__Dataset section__.
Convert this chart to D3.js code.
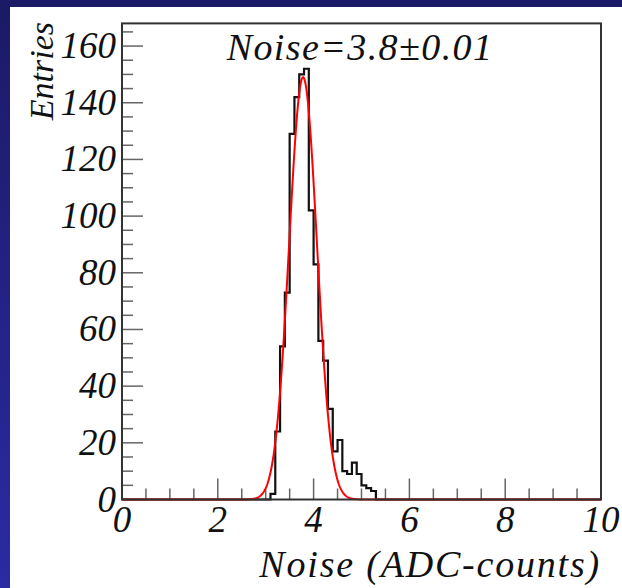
<html>
<head>
<script src="https://d3js.org/d3.v7.min.js"></script>
<style>
    body { margin: 0; }
    .lbl { font-family: "Liberation Serif", "DejaVu Serif", serif; font-style: italic; fill: #111; }
    .frame { fill: none; stroke: #333; stroke-width: 2px; }
    .tick { stroke: #666; stroke-width: 1.5px; }
    .hist { fill: none; stroke: #111; stroke-width: 2.2px; }
    .fit { fill: none; stroke: #f00; stroke-width: 2px; }
</style>
</head>
<body>
<svg id="chart" width="622" height="588"></svg>
<script>
    // histogram bins (lower edge, width 0.1) and counts
    const binLow = [3.0, 3.1, 3.2, 3.3, 3.4, 3.5, 3.6, 3.7, 3.8, 3.9, 4.0, 4.1,
                    4.2, 4.3, 4.4, 4.5, 4.6, 4.7, 4.8, 4.9, 5.0, 5.1, 5.2];
    const entries = [0, 2, 24, 54, 73, 129, 142, 150, 152, 102, 83, 56,
                     49, 32, 17, 21, 10, 9, 13, 9, 5, 4, 3];
    const binWidth = 0.1;

    // gaussian fit result
    const fitAmp = 149, fitMean = 3.78, fitSigma = 0.29;

    const xTicks = [0, 2, 4, 6, 8, 10];
    const yTicks = [0, 20, 40, 60, 80, 100, 120, 140, 160];

    const svg = d3.select("#chart");
    const W = 622, H = 588;

    // slide background
    const grad = svg.append("defs").append("linearGradient")
        .attr("id", "bg").attr("x1", 0).attr("y1", 0).attr("x2", 0).attr("y2", 1);
    grad.append("stop").attr("offset", "0%").attr("stop-color", "#1b1a66");
    grad.append("stop").attr("offset", "100%").attr("stop-color", "#2b2ba3");
    svg.append("rect").attr("width", W).attr("height", H).attr("fill", "url(#bg)");
    svg.append("rect").attr("x", 10).attr("y", 7).attr("width", W - 10).attr("height", H - 7).attr("fill", "#fff");

    const x = d3.scaleLinear().domain([0, 10]).range([122, 601]);
    const y = d3.scaleLinear().domain([0, 168]).range([499.5, 23.4]);

    // ticks
    const xMinor = d3.range(0, 10.001, 0.5);
    svg.selectAll("line.xt").data(xMinor).join("line")
        .attr("class", "tick")
        .attr("x1", d => x(d)).attr("x2", d => x(d))
        .attr("y1", y(0)).attr("y2", d => y(0) - (xTicks.includes(d) ? 21 : 11));
    const yMinor = d3.range(0, 168, 5);
    svg.selectAll("line.yt").data(yMinor).join("line")
        .attr("class", "tick")
        .attr("y1", d => y(d)).attr("y2", d => y(d))
        .attr("x1", x(0)).attr("x2", d => x(0) + (yTicks.includes(d) ? 21 : 11));

    // histogram as a step line
    const pts = [[0, 0]];
    binLow.forEach((b, i) => pts.push([b, entries[i]]));
    pts.push([binLow[binLow.length - 1] + binWidth, 0], [10, 0]);
    const step = d3.line().x(d => x(d[0])).y(d => y(d[1])).curve(d3.curveStepAfter);
    svg.append("path").datum(pts).attr("class", "hist").attr("d", step);

    // fit curve
    const fitPts = d3.range(0, 10.0001, 0.01)
        .map(v => [v, fitAmp * Math.exp(-0.5 * Math.pow((v - fitMean) / fitSigma, 2))]);
    const line = d3.line().x(d => x(d[0])).y(d => y(d[1]));
    svg.append("path").datum(fitPts).attr("class", "fit").attr("d", line);

    // frame
    svg.append("rect").attr("class", "frame")
        .attr("x", x(0)).attr("y", y(168))
        .attr("width", x(10) - x(0)).attr("height", y(0) - y(168));

    // tick labels
    svg.selectAll("text.xl").data(xTicks).join("text")
        .attr("class", "lbl").attr("font-size", 37)
        .attr("text-anchor", "middle")
        .attr("x", d => x(d)).attr("y", 532)
        .text(d => d);
    svg.selectAll("text.yl").data(yTicks).join("text")
        .attr("class", "lbl").attr("font-size", 37)
        .attr("text-anchor", "end")
        .attr("x", 116).attr("y", d => y(d) + 12)
        .text(d => d);

    // titles
    svg.append("text").attr("class", "lbl").attr("font-size", 34)
        .attr("text-anchor", "end")
        .attr("transform", "translate(53,22) rotate(-90)")
        .text("Entries");
    svg.append("text").attr("class", "lbl").attr("font-size", 38)
        .attr("text-anchor", "end").attr("letter-spacing", 1.8)
        .attr("x", 601).attr("y", 577)
        .text("Noise (ADC-counts)");
    svg.append("text").attr("class", "lbl").attr("font-size", 38)
        .attr("text-anchor", "middle").attr("letter-spacing", 1.4)
        .attr("x", 360).attr("y", 60)
        .text("Noise=3.8\u00b10.01");
</script>
</body>
</html>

__Brief__. Find the word "chart" and list each line it appears in.

__Solution to this problem__.
Convert this chart to D3.js code.
<svg id="chart" width="622" height="588"></svg>
    const svg = d3.select("#chart");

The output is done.